Opposite my house at the moment is a huge building site which makes for a messy outlook and a lot of noise from dawn to dusk. What struck me most was the huge number of people that turn up each day and then seem to get swallowed up in some big hole somewhere and nothing at all seems to happen except deliveries of materials and several diggers which simply move dirt around from one pile to another. Walking the dog past the site yesterday morning I had a little peek around (as you do) and behind the piles of mud and builders supplies, a vast network of pipes, cables, concrete supports and reinforcing rods had gone in. In the afternoon I looked out of my window and, miraculously, buildings have shot up and at last we can get an idea of how it will all look when completed. It struck me that so much of what we all do in life is unseen, unglamourous and at times nothing seems to happen. The reality, however, is that if things are to get done properly you have to do that slow, painstaking building up of the foundations and connections if what you eventually get is to have any lasting value.
Isn’t that so relevant to the work we do working with people who, for whatever reason, have found the foundations on which they have tried to build insecure and treacherous? Dreams and ambitions so often result in ruin when the groundwork which is needed to achieve them is not in place and the get-rich-quick society has so often created lives which fail to live up to their potential. In Apex we see so many lives damaged by attempts to find shortcuts to happiness, or by actions carried out without a consideration of the consequences. What is often tragic is to see how few are equipped to handle failure or knock-backs despite having often known little else in their lives, and repeating the same mistakes again and again.
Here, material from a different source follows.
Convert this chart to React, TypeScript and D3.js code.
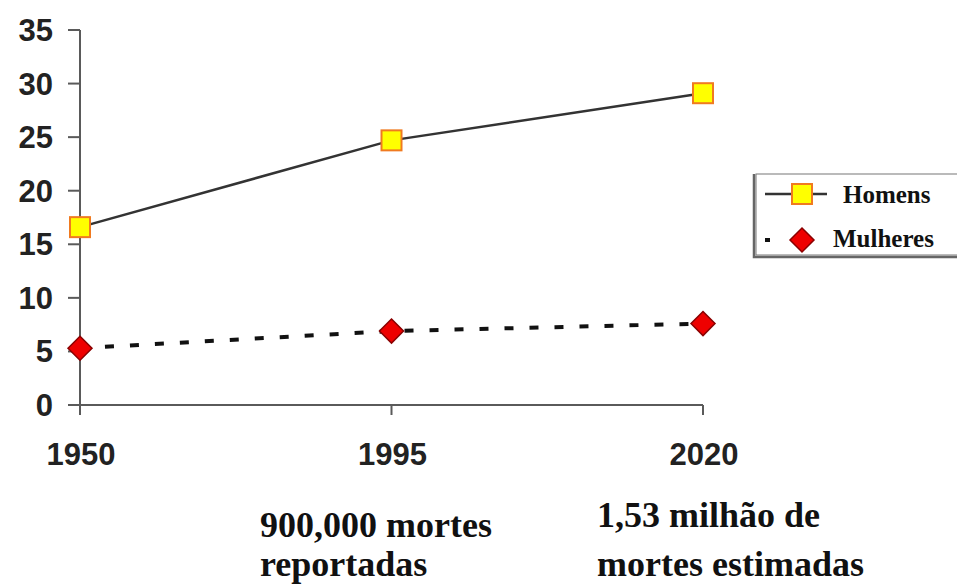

Society tends to assume that people who fall foul of the legal system or who struggle to obtain or maintain employment are in some way either deficient or deviant or deliberately dependent, and often it seems that the policies and schemes put in place to ‘deal with them’ are based around such notions. Ideological mantras about being tough on crime, getting people off benefits and into work, or cutting out the scroungers result in systems which are simplistic in terms of what they seek to achieve because the presumption on which they are established is overly simplistic.
People tend, in my experience, to find themselves in less than positive situations because the foundations on which success can be built such as strong relationships, good parenting, helpful role models, nurturing environments, and so forth, have either not been available to them or have proved to be fragile. This is something which has been strongly evidenced around the work on Adverse Childhood Experiences and is equally true in adulthood as in children. If we continue to hope that high volume, rapid throughput, quick-fix systems are going to change our society, then we are deluding ourselves and laying up problems for the future. It is the unglamourous, often hidden, so-called “soft” outcome activities which lay the foundations for success, and this is often slow and messy.
Imagine if people who commissioned buildings decided they just wanted it done quickly with no thought to what it is built upon? It would be disastrous. I wonder why it is then that so often activities aimed at supporting people adopt the same mentality? Maybe we should make sure that the process of commissioning services starts from a co-production basis and includes those who know that it is the preparatory work we do with people which will determine whether any system actually works?